What to do: Begin with the first line of the material and copy each line word for word through the line that contains "series = ['3"; the pictures are left out.

Source material:
____________________
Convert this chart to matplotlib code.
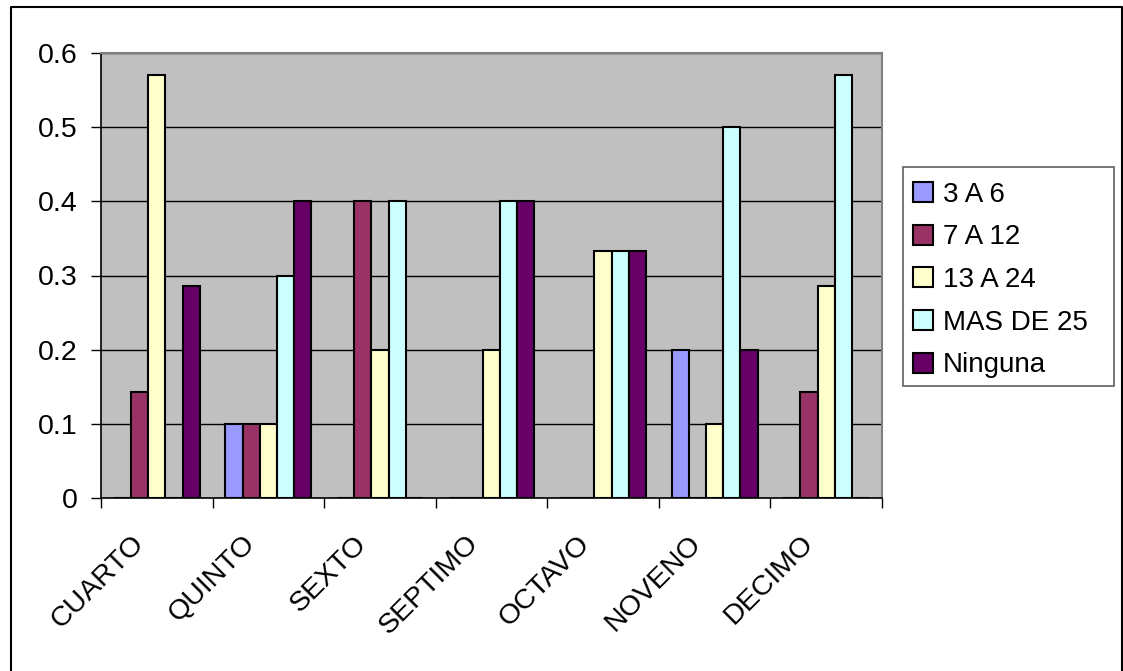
import matplotlib
matplotlib.use('Agg')
import matplotlib.pyplot as plt
from matplotlib.lines import Line2D
from matplotlib.patches import Rectangle
import matplotlib.transforms as mtransforms
import numpy as np

plt.rcParams['font.family'] = ['Liberation Sans', 'DejaVu Sans']

# ── Data ──────────────────────────────────────────────────────────────────────
grados = ['CUARTO', 'QUINTO', 'SEXTO', 'SEPTIMO', 'OCTAVO', 'NOVENO', 'DECIMO']
series = ['3 A 6', '7 A 12', '13 A 24', 'MAS DE 25', 'Ninguna']

v_3a6 = [0, 0.1, 0, 0, 0, 0.2, 0]
v_7a12 = [0.143, 0.1, 0.4, 0, 0, 0, 0.143]
v_13a24 = [0.571, 0.1, 0.2, 0.2, 0.333, 0.1, 0.286]
v_mas25 = [0, 0.3, 0.4, 0.4, 0.333, 0.5, 0.571]
v_ninguna = [0.286, 0.4, 0, 0.4, 0.333, 0.2, 0]

colores = ['#9999FF', '#993366', '#FFFFCC', '#CCFFFF', '#660066']
valores = [v_3a6, v_7a12, v_13a24, v_mas25, v_ninguna]

# ── Figure ────────────────────────────────────────────────────────────────────
W, H = 1123, 671
fig = plt.figure(figsize=(W / 100, H / 100), dpi=100)
fig.patch.set_facecolor('white')

# plot area in pixel coordinates
L, R, T, B = 101, 882, 53, 498
ax = fig.add_axes([L / W, 1 - B / H, (R - L) / W, (B - T) / H])
ax.set_facecolor('#C0C0C0')

n = len(series)
bw = 1 / (n + 1.5)
x = np.arange(len(grados))
for i, (vals, col, lab) in enumerate(zip(valores, colores, series)):
    off = (i - (n - 1) / 2) * bw
    ax.bar(x + 0.5 + off, vals, width=bw, color=col, edgecolor='black',
           linewidth=1.5, label=lab, zorder=3)

ax.set_xlim(0, len(grados))
ax.set_ylim(0, 0.6)
ax.set_yticks([0, 0.1, 0.2, 0.3, 0.4, 0.5, 0.6])
ax.set_yticklabels(['0', '0.1', '0.2', '0.3', '0.4', '0.5', '0.6'])
ax.yaxis.grid(True, color='black', linewidth=1.0, zorder=1)
ax.set_axisbelow(True)

# category ticks on boundaries, labels at centres
ax.set_xticks(np.arange(len(grados) + 1))
ax.set_xticklabels([])
ax.set_xticks(x + 0.5, minor=True)
ax.set_xticklabels(grados, minor=True, rotation=45, ha='right', va='center',
                   rotation_mode='anchor', fontsize=20.5)
ax.tick_params(axis='x', which='minor', length=0, pad=30)
ax.tick_params(axis='x', which='major', direction='out', length=7, width=1,
               color='black')
ax.tick_params(axis='y', direction='out', length=7, width=1, labelsize=20.5,
               pad=10)
shift = mtransforms.ScaledTranslation(-17 / 100, 0, fig.dpi_scale_trans)
for lbl in ax.get_xticklabels(minor=True):
    lbl.set_transform(lbl.get_transform() + shift)

for s in ['top', 'right']:
    ax.spines[s].set_color('#808080')
    ax.spines[s].set_linewidth(1.5)
for s in ['left', 'bottom']:
    ax.spines[s].set_color('black')
    ax.spines[s].set_linewidth(1.2)

# ── Legend ────────────────────────────────────────────────────────────────────
fig.add_artist(Rectangle((903 / W, 1 - 386 / H), 211 / W, 219 / H,
                         transform=fig.transFigure, facecolor='white',
                         edgecolor='#606060', linewidth=1.2, zorder=4))
handles = [Line2D([0], [0], marker='s', linestyle='none', markersize=14.5,
                  markerfacecolor=c, markeredgecolor='black',
                  markeredgewidth=1.5) for c in colores]
leg = fig.legend(handles, series, loc='upper left',
                 bbox_to_anchor=(907 / W, 1 - 176 / H), fontsize=20,
                 frameon=False, handlelength=0.75, handletextpad=0.33,
                 labelspacing=0.6, borderpad=0.2, borderaxespad=0)
leg.set_zorder(5)

# ── Chart border ──────────────────────────────────────────────────────────────
bx = [11 / W, 11 / W, 1122 / W, 1122 / W]
by = [0, 1 - 7 / H, 1 - 7 / H, 0]
fig.add_artist(Line2D(bx, by, color='black', linewidth=1.5,
                      transform=fig.transFigure))

fig.savefig('out.png', dpi=100, facecolor='white')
____________________
Output of the task:
Convert this chart to matplotlib code.
import matplotlib
matplotlib.use('Agg')
import matplotlib.pyplot as plt
from matplotlib.lines import Line2D
from matplotlib.patches import Rectangle
import matplotlib.transforms as mtransforms
import numpy as np

plt.rcParams['font.family'] = ['Liberation Sans', 'DejaVu Sans']

# ── Data ──────────────────────────────────────────────────────────────────────
grados = ['CUARTO', 'QUINTO', 'SEXTO', 'SEPTIMO', 'OCTAVO', 'NOVENO', 'DECIMO']
series = ['3 A 6', '7 A 12', '13 A 24', 'MAS DE 25', 'Ninguna']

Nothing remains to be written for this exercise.